Article 398. Grounds for quashing or amending the judgment, decision or ruling
Grounds for quashing or amending the judgment, decision or ruling shall be as follows:
1) a substantial breach of the law of criminal procedure;
2) incorrect application of the criminal law;
3) incompatibility of the punishment imposed with the gravity of the offence or the character of the convicted defendant.
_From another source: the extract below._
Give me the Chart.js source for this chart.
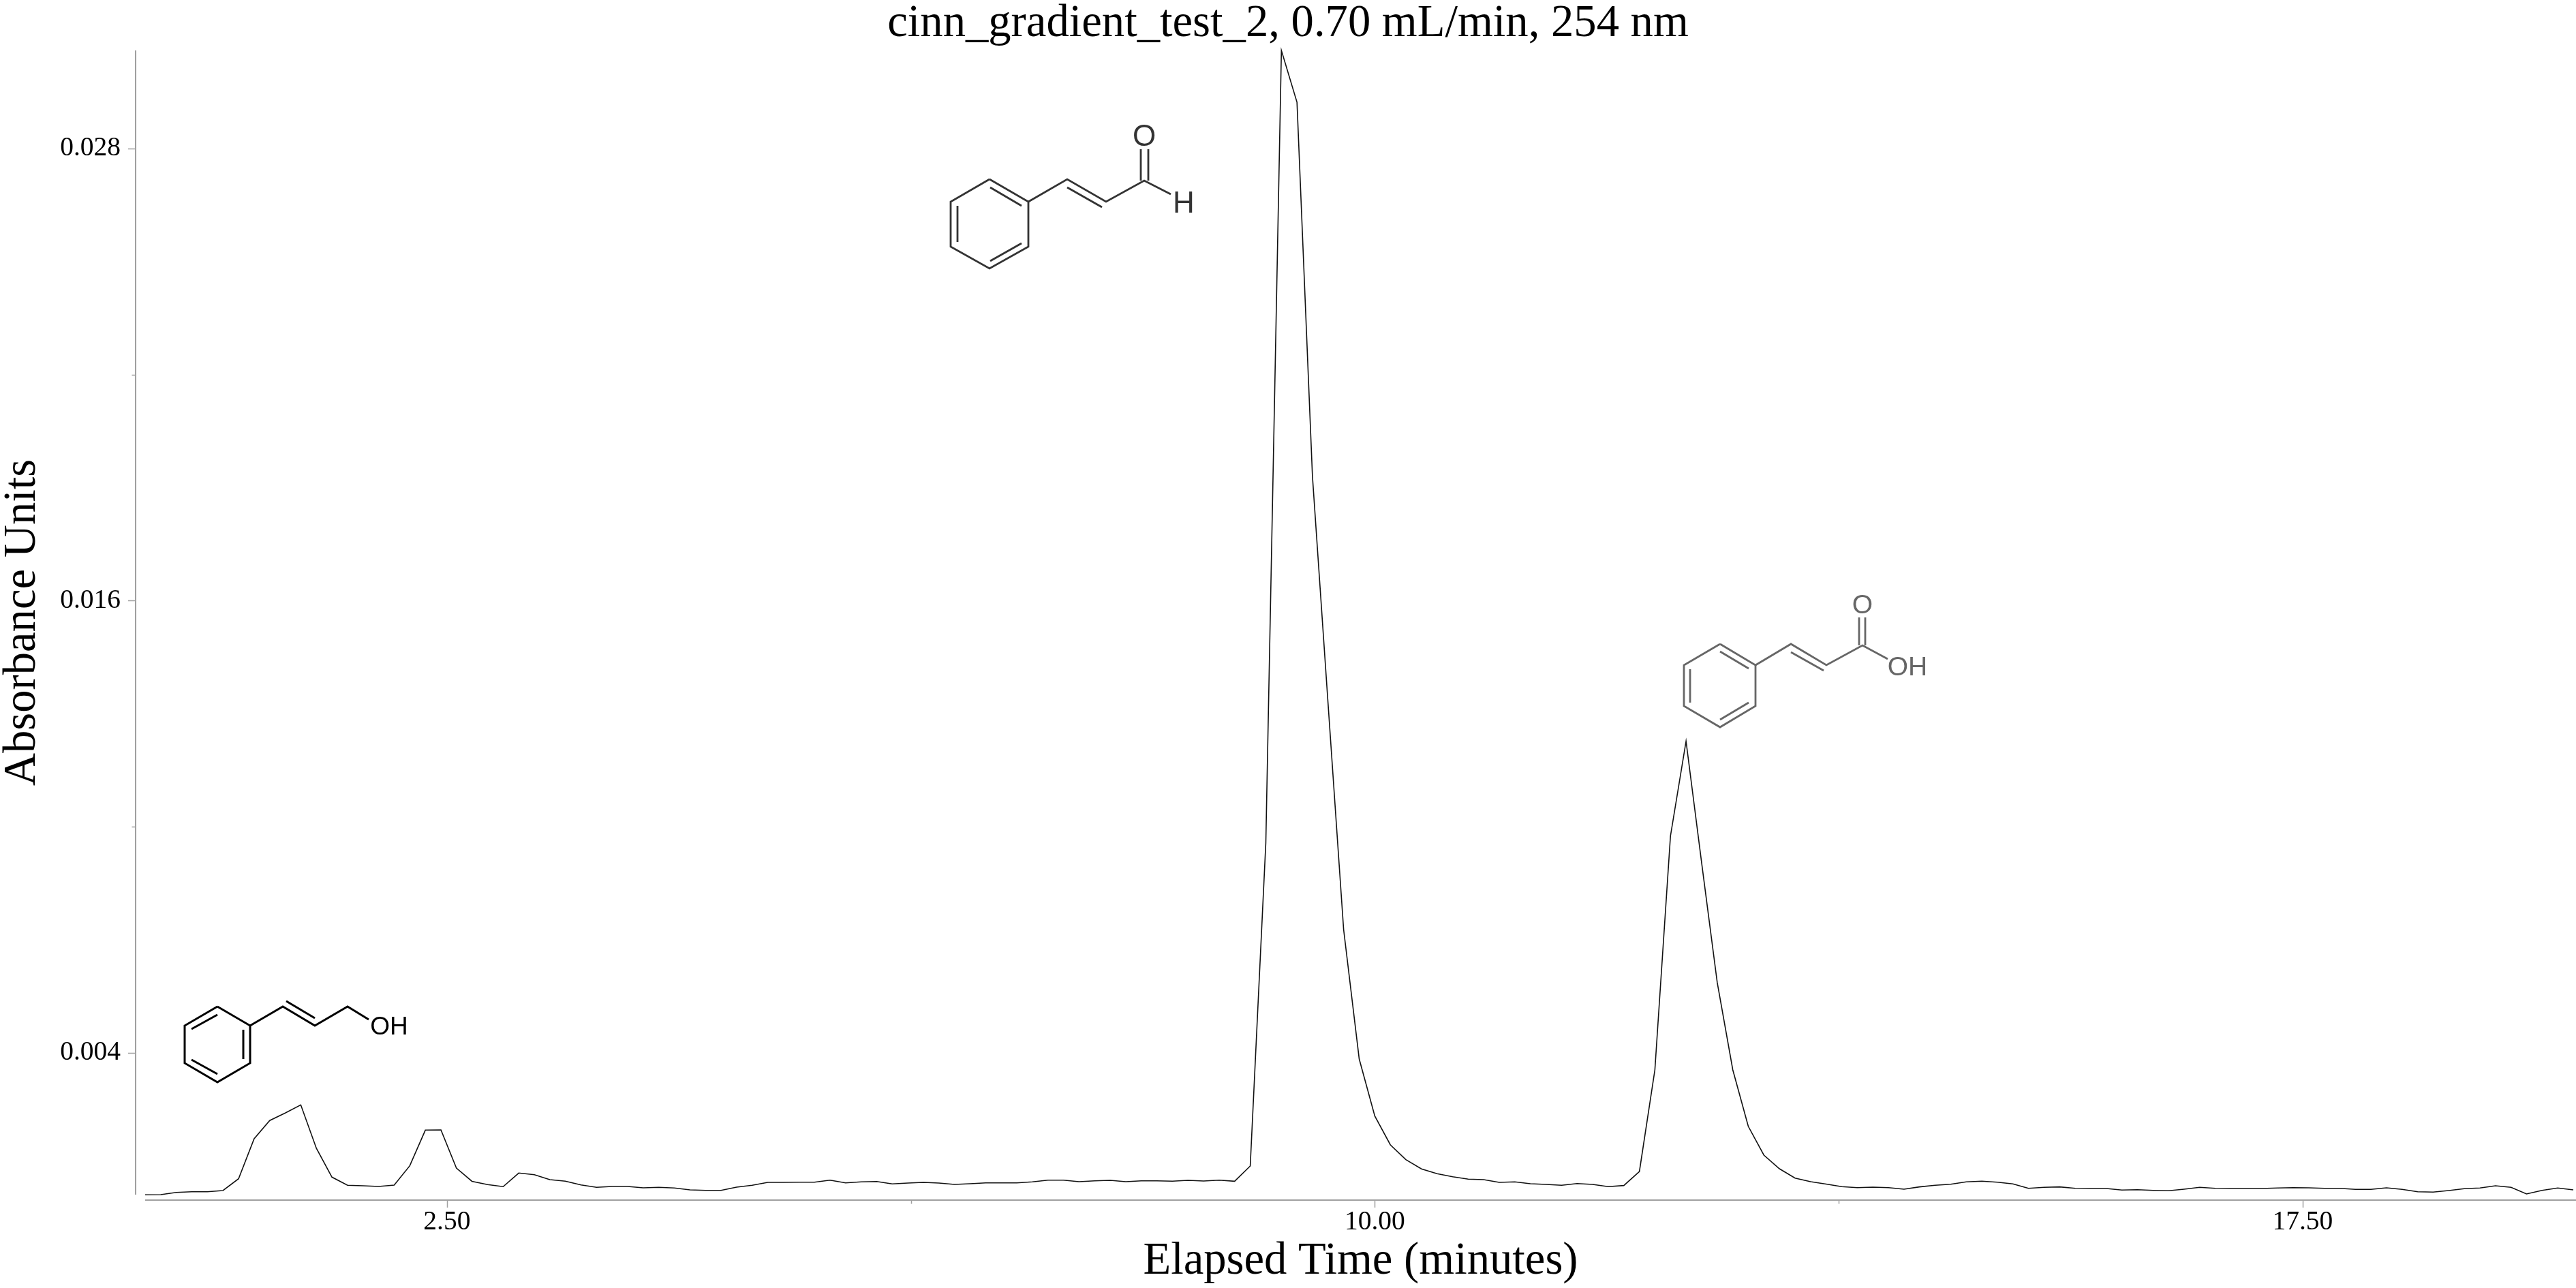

A judgment given by an appeal court acting as a first-instance court may be quashed or amended on account of bias, an incomplete inquiry, pre-trial or judicial investigation, or where the conclusions of the court stated in the judgment are incompatible with the factual circumstances of the case. ... ”
COMPLAINTS
The applicant complains under Article 6 §§ 1 and 3 (c) of the Convention about the lack of his access to a lawyer during his initial police questioning and about the fact that the cassation hearing took place in his and his lawyer ' s absence, but with the participation of the prosecutor.
QUESTIONS TO THE PARTIES
Did the applicant have a fair hearing in the determination of the criminal charges against him, in accordance with Article 6 § 1 of the Convention and in the light of the procedural guarantees afforded by paragraph 3 (c) of this provision? In particular:
a. Were the applicant ' s rights not to incriminate himself and to legal representation respected, regard being had to his initial q uestioning without a lawyer and the use of his self-incriminating statements in the body of inculpating evidence ?
b. Did the interests of justice require that the applicant be present at the hearing of the Supreme Court?
c. Was the principle of equality of arms respected as regards the proceedings before the Supreme Court, regard being had to the applicant ' s and his lawyer ' s absence from the hearing, in which the prosecutor took part?